Law Dean Emeritus awarded diversity award

Stetson Law Dean Emeritus Bruce JacobStetson University Dean Emeritus and Professor of Law Bruce Jacob ’59 received the Delano S. Stewart Diversity Award on April 29 in Tampa, Fla. Stetson Law graduate George Hunter ’99 presented Jacob the award during the George Edgecomb Bar Association 30th Annual Scholarship Banquet.

While serving as Stetson’s dean, Jacob greatly increased the number of minority full-time faculty members. In February, Jacob was named a Power 100 Advocate by On Being A Black Lawyer for his efforts to make the legal profession more racially diverse.

He has taught more than 20 different law courses since beginning his teaching career in 1965, and he continues to teach courses on constitutional law, administrative law, criminal law and criminal procedure at Stetson.
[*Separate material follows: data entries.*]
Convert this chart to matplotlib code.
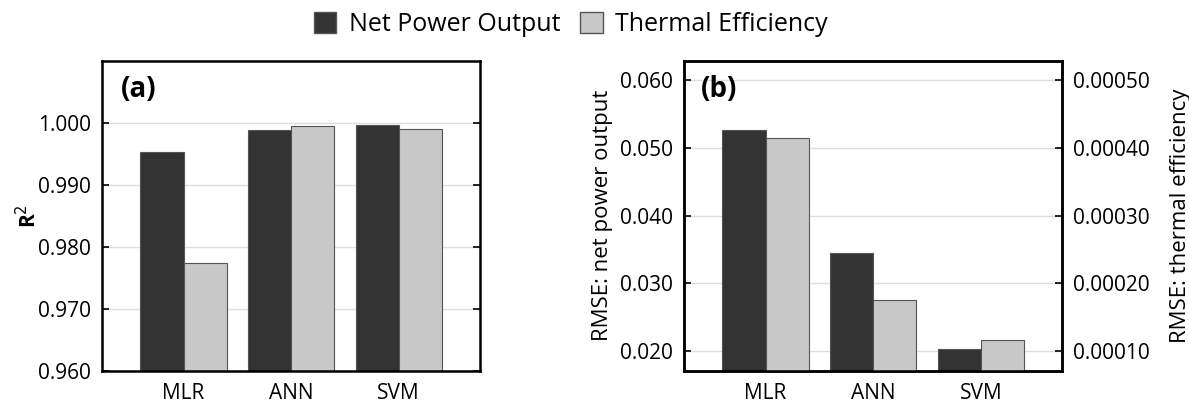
import matplotlib
matplotlib.use("Agg")
import matplotlib.pyplot as plt
import numpy as np
from matplotlib.patches import Patch

plt.rcParams['font.family'] = ['Open Sans', 'DejaVu Sans']

models = ["MLR", "ANN", "SVM"]
r2_power = [0.9952, 0.99876, 0.9996]
r2_eff = [0.9773, 0.9994, 0.9990]
rmse_power = [0.0526, 0.0345, 0.0203]
rmse_eff = [0.000415, 0.000176, 0.000117]

dark = "#333333"
light = "#c8c8c8"
edge = "#555555"

fig = plt.figure(figsize=(11.89, 4.08), dpi=100)
axa = fig.add_axes([0.0860, 0.0914, 0.3177, 0.760])
axb = fig.add_axes([0.5755, 0.0914, 0.3179, 0.760])

x = np.arange(len(models))
w = 0.4

def style(ax):
    for s in ax.spines.values():
        s.set_linewidth(1.8)
        s.set_color("black")
    ax.set_xlim(-0.755, 2.755)
    ax.set_xticks(x)
    ax.set_xticklabels(models, fontsize=15)
    ax.tick_params(axis='x', length=0, pad=9)
    ax.grid(axis='y', color="#dddddd", linewidth=1)
    ax.set_axisbelow(True)

# panel a
axa.bar(x - w/2, r2_power, w, color=dark, edgecolor=edge, linewidth=0.8)
axa.bar(x + w/2, r2_eff, w, color=light, edgecolor=edge, linewidth=0.8)
axa.set_ylim(0.960, 1.010)
axa.set_yticks([0.960, 0.970, 0.980, 0.990, 1.000])
axa.set_yticklabels(["0.960", "0.970", "0.980", "0.990", "1.000"])
axa.tick_params(axis='y', direction='in', right=True, length=5, width=1.2, labelsize=15, pad=8)
style(axa)
axa.set_ylabel("R$^2$", fontsize=15, fontweight='bold', labelpad=-2)
axa.text(0.05, 0.955, "(a)", transform=axa.transAxes, fontsize=20, fontweight='bold', va='top')

# panel b
axb.bar(x - w/2, rmse_power, w, color=dark, edgecolor=edge, linewidth=0.8)
axb.set_ylim(0.0171, 0.0629)
axb.set_yticks([0.020, 0.030, 0.040, 0.050, 0.060])
axb.set_yticklabels(["0.020", "0.030", "0.040", "0.050", "0.060"])
axb.tick_params(axis='y', direction='in', length=5, width=1.2, labelsize=15, pad=8)
style(axb)
axb.set_ylabel("RMSE: net power output", fontsize=16, labelpad=5)
axb2 = axb.twinx()
axb2.bar(x + w/2, rmse_eff, w, color=light, edgecolor=edge, linewidth=0.8)
axb2.set_ylim(0.000071, 0.000529)
axb2.set_yticks([0.0001, 0.0002, 0.0003, 0.0004, 0.0005])
axb2.set_yticklabels(["0.00010", "0.00020", "0.00030", "0.00040", "0.00050"])
axb2.tick_params(axis='y', direction='in', length=5, width=1.2, labelsize=15, pad=8)
for s in axb2.spines.values():
    s.set_linewidth(1.8)
axb2.set_ylabel("RMSE: thermal efficiency", fontsize=16, labelpad=14)
axb.text(0.045, 0.955, "(b)", transform=axb.transAxes, fontsize=20, fontweight='bold', va='top')

handles = [Patch(facecolor=dark, edgecolor=edge, label="Net Power Output"),
           Patch(facecolor=light, edgecolor=edge, label="Thermal Efficiency")]
fig.legend(handles=handles, loc='upper center', bbox_to_anchor=(0.48, 1.025), ncol=2,
           frameon=False, fontsize=18, handlelength=0.9, handleheight=0.9,
           handletextpad=0.5, columnspacing=0.8)

fig.savefig("out.png", dpi=100)
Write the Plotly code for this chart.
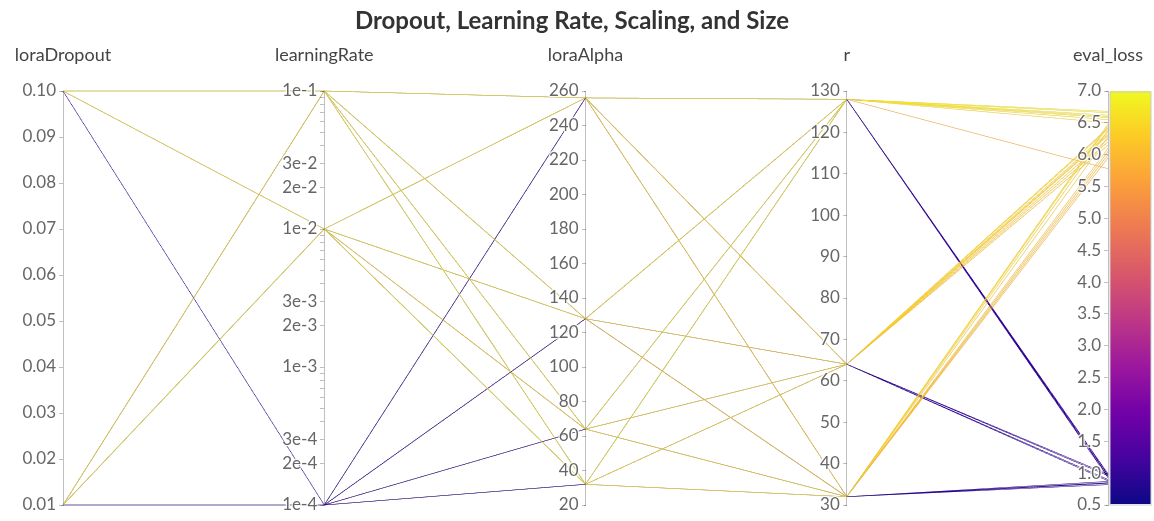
import math
import plotly.graph_objects as go

# One row per training run
lora_dropout = [
    0.10, 0.10, 0.01, 0.10, 0.10, 0.01, 0.10, 0.01, 0.10, 0.10, 0.01, 0.10,
    0.10, 0.10, 0.01, 0.10, 0.01, 0.10, 0.01, 0.10, 0.10, 0.01, 0.10, 0.10,
    0.01, 0.01, 0.01, 0.01, 0.01, 0.01, 0.01, 0.01, 0.01, 0.01, 0.01, 0.10,
]
learning_rate = [
    1e-1, 1e-1, 1e-1, 1e-1, 1e-1, 1e-1, 1e-1, 1e-1, 1e-1, 1e-1, 1e-1, 1e-1,
    1e-2, 1e-2, 1e-2, 1e-2, 1e-2, 1e-2, 1e-2, 1e-2, 1e-2, 1e-2, 1e-2, 1e-2,
    1e-4, 1e-4, 1e-4, 1e-4, 1e-4, 1e-4, 1e-4, 1e-4, 1e-4, 1e-4, 1e-4, 1e-4,
]
lora_alpha = [
    256, 256, 256, 128, 128, 128, 64, 64, 64, 32, 32, 32,
    256, 256, 256, 128, 128, 128, 64, 64, 64, 32, 32, 32,
    256, 256, 128, 128, 128, 64, 64, 64, 32, 32, 32, 256,
]
lora_r = [
    128, 64, 32, 128, 64, 32, 128, 64, 32, 128, 64, 32,
    128, 64, 32, 128, 64, 32, 128, 64, 32, 128, 64, 32,
    128, 64, 128, 64, 32, 128, 64, 32, 128, 64, 32, 32,
]
eval_loss = [
    6.62, 6.35, 6.28, 6.55, 6.20, 6.05, 6.60, 6.40, 5.95, 6.68, 6.30, 6.45,
    6.58, 6.25, 6.10, 6.50, 6.15, 6.00, 5.78, 6.32, 6.38, 6.66, 6.42, 6.48,
    0.93, 0.88, 0.95, 0.90, 0.82, 0.97, 0.96, 0.85, 0.99, 0.98, 0.87, 0.84,
]

dropout_ticks = [0.01, 0.02, 0.03, 0.04, 0.05, 0.06, 0.07, 0.08, 0.09, 0.10]
alpha_ticks = list(range(20, 261, 20))
r_ticks = list(range(30, 131, 10))
loss_ticks = [0.5, 1.0, 1.5, 2.0, 2.5, 3.0, 3.5, 4.0, 4.5, 5.0, 5.5, 6.0, 6.5, 7.0]

# Log-scale learning-rate axis: labelled at 1, 2, 3 x 10^k, bare ticks elsewhere.
# Tick texts must be unique, so unlabelled ticks get distinct runs of spaces.
lr_tickvals, lr_ticktext = [], []
blank = 1
for exp in (-4, -3, -2):
    for k in range(1, 10):
        lr_tickvals.append(math.log10(k) + exp)
        if k in (1, 2, 3):
            lr_ticktext.append(f"{k}e{exp}")
        else:
            lr_ticktext.append("\u00a0" * blank)
            blank += 1
lr_tickvals.append(-1.0)
lr_ticktext.append("1e-1")

log_lr = [math.log10(v) for v in learning_rate]

font_family = "Lato, 'Noto Sans', sans-serif"

fig = go.Figure(
    go.Parcoords(
        line=dict(
            color=eval_loss,
            colorscale="Plasma",
            cmin=0.5,
            cmax=7.0,
            showscale=True,
            colorbar=dict(
                x=1.002,
                xanchor="left",
                y=0.5,
                yanchor="middle",
                len=0.988,
                thickness=41,
                xpad=0,
                ypad=0,
                outlinewidth=1,
                outlinecolor="#cccccc",
                showticklabels=False,
                ticks="",
            ),
        ),
        dimensions=[
            dict(label="loraDropout", values=lora_dropout, range=[0.01, 0.10],
                 tickvals=dropout_ticks, ticktext=[f"{v:.2f}" for v in dropout_ticks]),
            dict(label="learningRate", values=log_lr, range=[-4, -1],
                 tickvals=lr_tickvals, ticktext=lr_ticktext),
            dict(label="loraAlpha", values=lora_alpha, range=[20, 260],
                 tickvals=alpha_ticks, ticktext=[str(v) for v in alpha_ticks]),
            dict(label="r", values=lora_r, range=[30, 130],
                 tickvals=r_ticks, ticktext=[str(v) for v in r_ticks]),
            dict(label="eval_loss", values=eval_loss, range=[0.5, 7.0],
                 tickvals=loss_ticks, ticktext=[f"{v:.1f}" for v in loss_ticks]),
        ],
        labelfont=dict(family=font_family, size=18, color="#444444"),
        tickfont=dict(family=font_family, size=17, color="#666666"),
        rangefont=dict(family=font_family, size=1, color="rgba(0,0,0,0)"),
    )
)

fig.update_layout(
    width=1154,
    height=521,
    margin=dict(l=63, r=46, t=89, b=14, autoexpand=False),
    paper_bgcolor="white",
    plot_bgcolor="white",
    font=dict(family=font_family),
    title=dict(
        text="<b>Dropout, Learning Rate, Scaling, and Size</b>",
        x=572 / 1154,
        xanchor="center",
        y=1 - 21 / 521,
        yanchor="middle",
        font=dict(family=font_family, size=24, color="#333333"),
    ),
)

fig.write_html("out.html")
Jacob began his career in 1960 as an assistant state attorney general for the state of Florida. He represented the respondent in the landmark Supreme Court case of Gideon v. Wainwright in 1963. He founded the Legal Assistance for Inmates program in Atlanta and the Harvard Prison Legal Assistance Project. In 2006, the members of the American Inn of Court in Tampa named their inn the Bruce R. Jacob Criminal Appellate Inn of Court.

The bar association’s namesake, Judge George E. Edgecomb, became the first African-American judge in Hillsborough County in 1973. Judge Glenda A. Hatchett, recognized as one of the “100 Best and Brightest Women in Corporate America” by Ebony magazine, presented the keynote address at the banquet.